Peanut Miso Dressing

¼ cup peanut butter

¼ cup + 2 tablespoons warm water

1 ½ Tablespoons rice vinegar

1 ½ Tablespoons white miso

2 teaspoons freshly grated ginger

1 teaspoon honey

 

Salad

8 ounces buckwheat soba noodles

½ small purple cabbage, shredded

1 large carrot, grated

3 green onions, thinly sliced (white and green parts)

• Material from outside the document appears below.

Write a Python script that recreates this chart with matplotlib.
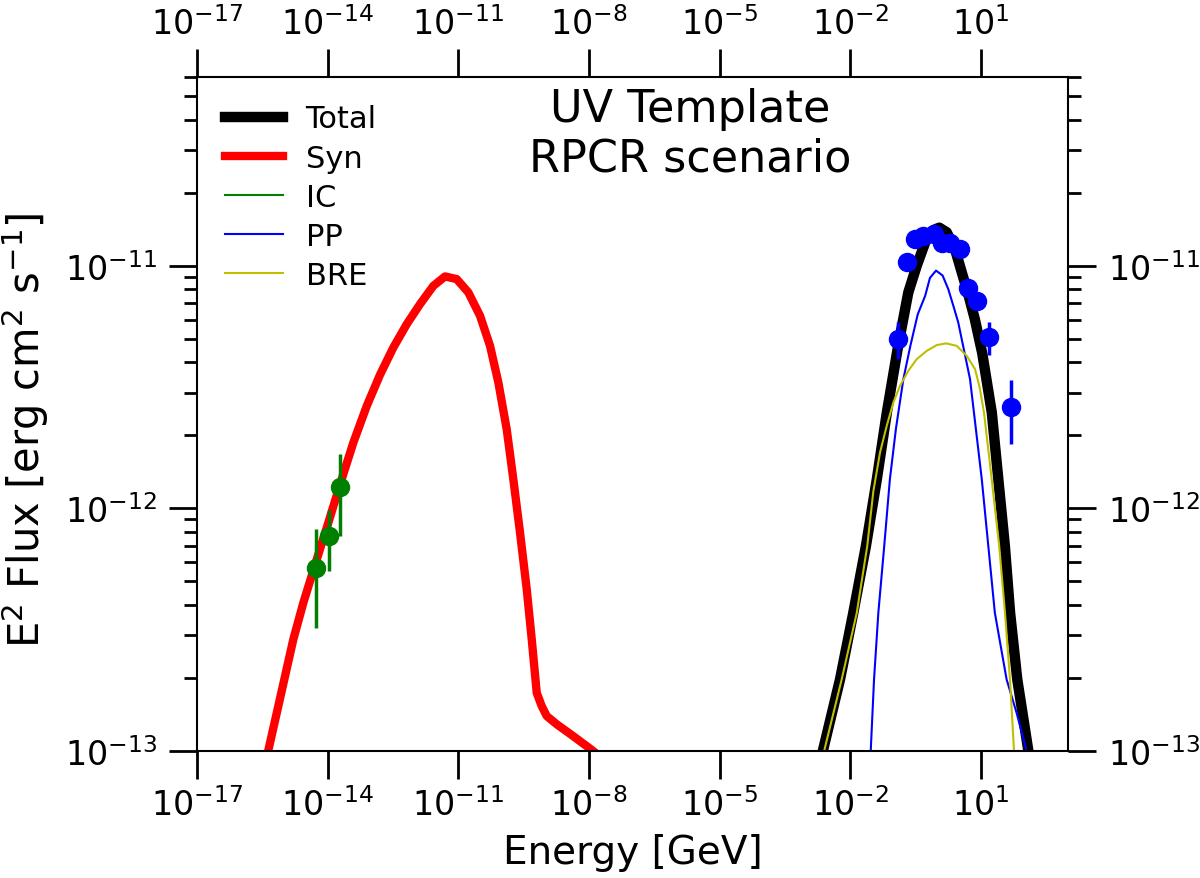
import numpy as np
import matplotlib
matplotlib.use('Agg')
import matplotlib.pyplot as plt
from matplotlib.ticker import NullLocator, NullFormatter

# ─── Model curves (log10 E [GeV], log10 E^2 flux) ───
syn_logE = [-15.50, -15.370, -14.789, -14.559, -14.251, -13.985, -13.716,
            -13.411, -13.103, -12.798, -12.492, -12.185, -11.879, -11.574,
            -11.305, -11.037, -10.770, -10.502, -10.272, -10.081, -9.889,
            -9.737, -9.583, -9.429, -9.314, -9.200, -9.085, -8.970, -8.74,
            -8.36, -7.94, -7.70]
syn_logF = [-13.09, -13.003, -12.540, -12.389, -12.210, -12.059, -11.901,
            -11.729, -11.578, -11.449, -11.337, -11.241, -11.158, -11.083,
            -11.044, -11.055, -11.110, -11.206, -11.330, -11.481, -11.674,
            -11.880, -12.100, -12.334, -12.540, -12.760, -12.815, -12.856,
            -12.890, -12.939, -12.995, -13.03]

tot_logE = [-2.75, -2.63, -2.235, -1.93, -1.64, -1.39, -1.16, -0.90, -0.667,
            -0.474, -0.28, -0.093, 0.045, 0.215, 0.405, 0.56, 0.72, 0.86,
            1.03, 1.25, 1.40, 1.55, 1.67, 1.835, 2.09, 2.20]
tot_logF = [-13.09, -13.00, -12.705, -12.43, -12.155, -11.88, -11.605, -11.33,
            -11.11, -11.00, -10.904, -10.853, -10.843, -10.862, -10.931,
            -11.027, -11.124, -11.22, -11.36, -11.605, -11.88, -12.155,
            -12.43, -12.705, -13.00, -13.10]

pp_logE = [-1.56, -1.53, -1.454, -1.355, -1.22, -1.09, -0.95, -0.78, -0.62,
           -0.45, -0.28, -0.17, -0.03, 0.12, 0.25, 0.367, 0.48, 0.75, 1.02,
           1.17, 1.32, 1.59, 1.82, 2.05, 2.15]
pp_logF = [-13.10, -13.00, -12.705, -12.43, -12.155, -11.88, -11.67, -11.467,
           -11.33, -11.20, -11.124, -11.05, -11.02, -11.04, -11.096, -11.165,
           -11.234, -11.467, -11.88, -12.155, -12.43, -12.705, -12.843,
           -13.00, -13.08]

bre_logE = [-2.72, -2.60, -2.197, -1.85, -1.61, -1.47, -1.317, -1.163, -1.011,
            -0.858, -0.667, -0.474, -0.245, -0.015, 0.200, 0.444, 0.673,
            0.865, 0.97, 1.071, 1.248, 1.42, 1.553, 1.668, 1.76, 1.80]
bre_logF = [-13.09, -13.00, -12.705, -12.43, -12.155, -11.93, -11.770,
            -11.660, -11.564, -11.495, -11.433, -11.385, -11.351, -11.327,
            -11.320, -11.330, -11.371, -11.426, -11.50, -11.605, -11.88,
            -12.155, -12.43, -12.705, -13.00, -13.20]

# ─── Data points ───
ic_E = [5.5e-15, 1.07e-14, 1.92e-14]
ic_F = [5.7e-13, 7.66e-13, 1.22e-12]
ic_err = [2.5e-13, 2.14e-13, 4.5e-13]

gam_E = [0.123, 0.198, 0.307, 0.475, 0.838, 1.26, 1.95, 3.31, 4.97, 8.0,
         15.6, 49.0]
gam_F = [4.99e-12, 1.038e-11, 1.288e-11, 1.33e-11, 1.35e-11, 1.24e-11,
         1.24e-11, 1.17e-11, 8.07e-12, 7.18e-12, 5.07e-12, 2.61e-12]
gam_err = [0.88e-12, 0.3e-12, 0.3e-12, 0.3e-12, 0.3e-12, 0.3e-12, 0.3e-12,
           0.3e-12, 0.3e-12, 0.3e-12, 0.8e-12, 0.76e-12]

xticks = [1e-17, 1e-14, 1e-11, 1e-8, 1e-5, 1e-2, 1e1]

fig = plt.figure(figsize=(12, 8.79), dpi=100)
ax = fig.add_axes([0.1642, 0.1445, 0.7258, 0.7668])

ax.plot(10**np.array(tot_logE), 10**np.array(tot_logF), color='black', lw=7.5, label='Total')
ax.plot(10**np.array(syn_logE), 10**np.array(syn_logF), color='red', lw=6, label='Syn')
ax.plot([], [], color='green', lw=1.5, label='IC')
ax.plot(10**np.array(pp_logE), 10**np.array(pp_logF), color='blue', lw=1.5, label='PP')
ax.plot(10**np.array(bre_logE), 10**np.array(bre_logF), color='y', lw=1.5, label='BRE')

ax.errorbar(ic_E, ic_F, yerr=ic_err, fmt='o', color='green', ms=13,
            elinewidth=2.5, capsize=0, zorder=5)
ax.errorbar(gam_E, gam_F, yerr=gam_err, fmt='o', color='blue', ms=13,
            elinewidth=2.5, capsize=0, zorder=5)

ax.set_xscale('log')
ax.set_yscale('log')
ax.set_xlim(1e-17, 1e3)
ax.set_ylim(1e-13, 6e-11)
ax.set_xticks(xticks)
ax.xaxis.set_minor_locator(NullLocator())
ax.yaxis.set_minor_formatter(NullFormatter())

ax.tick_params(which='both', direction='out', top=True, right=True,
               labeltop=True, labelright=True, labelsize=24)
ax.tick_params(which='major', length=20, width=2, pad=6)
ax.tick_params(which='minor', length=9.5, width=2)
ax.tick_params(axis='y', which='major', pad=9)
for s in ax.spines.values():
    s.set_linewidth(1.5)

ax.set_xlabel('Energy [GeV]', fontsize=28, labelpad=8)
ax.set_ylabel('E$^2$ Flux [erg cm$^2$ s$^{-1}$]', fontsize=30)
ax.yaxis.set_label_coords(-0.168, 0.478)

ax.text(0.566, 0.985, 'UV Template\nRPCR scenario', transform=ax.transAxes,
        ha='center', va='top', fontsize=32)

ax.legend(loc='upper left', frameon=False, fontsize=22, handlelength=1.9,
          handletextpad=0.75, labelspacing=0.33)

plt.savefig('out.png', dpi=100)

½ cup chopped cilantro (optional)

¼ cup chopped roasted and lightly salted peanuts, for garnish

Instructions

  1. To make the dressing, combine all ingredients in a small blender or food processor and blend until smooth.
  2. Cook the buckwheat noodles according to package instructions in a large pot of water. When noodles are cooked, but not mushy, drain and immediately submerge in a large bowl of cold water. Use your hands to “wash” or “scrub” the noodles in the cold water, to keep them from becoming gummy or mushy, then drain them again.
  3. In a large mixing bowl, the cabbage, carrots, green onions, and cilantro (if using) with half of the dressing. Add the drained soba noodles and the remainder of the dressing and toss until mixed. Garnish with roasted, lightly salted peanuts before serving. (Can be served warm, chilled, or at room temperature.)